Together, they traveled extensively in Greece. Mary studied the ancient craft of weavers who sheared their own sheep, spun the wool, and wove fine fabrics as part of daily life. She became a passionate crusader against the Industrial Revolution and believed that human creativity bloomed in close contact with nature.
Widowed prematurely in 1924, Mary Hambidge returned to Georgia and settled in the mountains. She was determined to keep alive both her own obsession with ancient Greek weaving and her husband’s work. As the Depression unfolded, Hambidge helped revive the traditions of Appalachian weaving, cultivating northern markets and empowering the women of rural North Georgia communities to support their families in hard times. The New York outlets she found for these Rabun Studios textiles supported countless mountain households through the 1930s. The Weavers of Rabun even fulfilled a commission to outfit President Harry Truman’s yacht with their distinctive fabrics.

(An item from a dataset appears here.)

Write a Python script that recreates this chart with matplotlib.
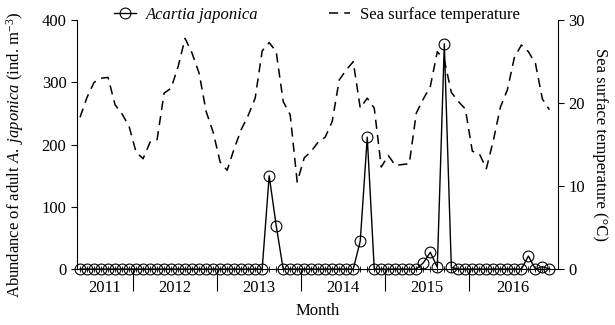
import matplotlib
matplotlib.use("Agg")
import matplotlib.pyplot as plt
import numpy as np

plt.rcParams['font.family'] = ['Liberation Serif', 'DejaVu Serif']
plt.rcParams['mathtext.fontset'] = 'custom'
plt.rcParams['mathtext.rm'] = 'Liberation Serif'
plt.rcParams['mathtext.it'] = 'Liberation Serif:italic'

# Monthly series, May 2011 .. Dec 2016
years = ["2011", "2012", "2013", "2014", "2015", "2016"]
start_month = 5  # May 2011

abundance = [0, 0, 0, 0, 0, 0, 0, 0,            # 2011 May-Dec
             0, 0, 0, 0, 0, 0, 0, 0, 0, 0, 0, 0,  # 2012
             0, 0, 0, 0, 0, 0, 0, 150, 70, 0, 0, 0,  # 2013
             0, 0, 0, 0, 0, 0, 0, 0, 45, 212, 0, 0,  # 2014
             0, 0, 0, 0, 0, 10, 27, 3, 362, 3, 0, 0,  # 2015
             0, 0, 0, 0, 0, 0, 0, 0, 21, 0, 4, 0]     # 2016

sst = [18.3, 20.7, 22.5, 23.0, 23.1, 19.8, 18.7, 17.2,
       14.1, 13.3, 15.3, 15.6, 21.2, 21.8, 24.4, 27.8, 26.0, 23.6, 19.0, 16.5,
       12.9, 11.9, 14.5, 16.8, 18.5, 20.6, 26.3, 27.3, 26.2, 20.2, 18.6, 10.5,
       13.4, 14.2, 15.3, 15.9, 17.8, 22.8, 24.0, 25.0, 19.4, 20.6, 19.4, 12.3,
       13.7, 12.5, 12.6, 12.7, 18.8, 20.5, 22.0, 26.2, 25.2, 21.3, 20.2, 19.3,
       14.2, 13.9, 12.1, 15.5, 19.5, 21.6, 25.5, 27.0, 26.2, 24.8, 20.5, 19.2]

n = len(abundance)
x = np.arange(n)

fig = plt.figure(figsize=(6.15, 3.25), dpi=100)
ax = fig.add_axes([0.125, 0.172, 0.782, 0.766])
ax2 = ax.twinx()

l1, = ax.plot(x, abundance, color='black', lw=1.0, marker='o', ms=7.8,
              mfc='none', mec='black', mew=0.8, clip_on=False, zorder=3,
              label='Acartia japonica')
l2, = ax2.plot(x, sst, color='black', lw=1.1, ls=(0, (6, 4)),
               label='Sea surface temperature')

ax.set_xlim(-0.45, 68.2)
ax.set_ylim(0, 400)
ax2.set_ylim(0, 30)
ax.set_yticks([0, 100, 200, 300, 400])
ax2.set_yticks([0, 10, 20, 30])

for a in (ax, ax2):
    a.spines['top'].set_visible(False)
    a.tick_params(labelsize=12, width=0.8, length=4)
ax2.spines['bottom'].set_visible(False)
ax2.spines['left'].set_visible(False)
ax.spines['right'].set_visible(False)

# year separators as major ticks, months as minor ticks
first_jan = 12 - start_month + 1
seps = [first_jan - 0.5 + 12 * k for k in range(len(years) - 1)]
ax.set_xticks(seps)
ax.set_xticklabels([])
ax.set_xticks(x, minor=True)
ax.tick_params(axis='x', which='major', direction='out', length=16, width=0.8)
ax.tick_params(axis='x', which='minor', direction='inout', length=5, width=0.6)

bounds = [-0.45] + seps + [68.2]
for k, yr in enumerate(years):
    ax.text((bounds[k] + bounds[k + 1]) / 2, -0.075, yr, transform=ax.get_xaxis_transform(),
            ha='center', va='center', fontsize=12)

ax.text(0.5, -0.17, 'Month', transform=ax.transAxes, ha='center', va='center', fontsize=12)

ax.set_ylabel(r'Abundance of adult $\mathit{A.\ japonica}$ (ind. m$^{-3}$)', fontsize=12, labelpad=8)
ax.yaxis.set_label_coords(-0.105, 0.46)
ax2.set_ylabel('Sea surface temperature (\u00b0C)', fontsize=12, rotation=270, labelpad=17)

leg = ax.legend([l1, l2], ['Acartia japonica', 'Sea surface temperature'], ncol=2,
                loc='center', bbox_to_anchor=(0.5, 1.02), frameon=False, fontsize=12,
                handlelength=1.3, handletextpad=0.6, columnspacing=4.2, borderpad=0)
leg.get_texts()[0].set_fontstyle('italic')

fig.savefig('out.png', dpi=100)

But the easy availability of steady mill jobs in the 1950s caused the Weavers of Rabun to disband. Hambidge began to invite artists and friends from around the world to visit her land for extended creative retreats. The publication of Eliot Wigginton’s first Foxfire book stands out among the remarkable work that the Hambidge Center nurtured in its early days, creating a bridge that connected regional heritage and crafts with a broader national audience.
Mary Hambidge died in 1973, leaving behind an Edenic parcel of land and a complex artistic vision. Hers was an inclusive, populist view of creativity, in which community-based folk traditions wove seamlessly into the fabric of cosmopolitan art. The Hambidge Center today is an oasis of beauty, peace and solitude that enables true reflection and focus. Every aspect of the environment supports the creative work that artists come to accomplish.
Although most of the Hambidge Center is off limits to visitors in order to protect the privacy of resident artists, special events are open to the public. These include exhibitions of art and outstanding pottery at the historic Weave Shed Gallery, seasonal festivals, and periodic firings of the Anagama kiln that attract ceramic artists from all over the region. There are many other reasons to visit and support this beautiful site as well. Lucinda’s Rock House, the historic main building, gazes over dramatic lawns, with a spring and a lovely, old spring house. Barker’s Mill, a 19th century gristmill, is open and working the first Saturday of every month. The Antinori Pottery Studio hosts workshops and classes. Visitors are also welcome to stop in the Center’s main office for permission to walk the beautiful Cove Forest Trail along Betty’s Creek.
Thanks to one woman’s vision nearly a century ago, the Hambidge Center continues to provide a gracious space for creativity, where new art waits to emerge.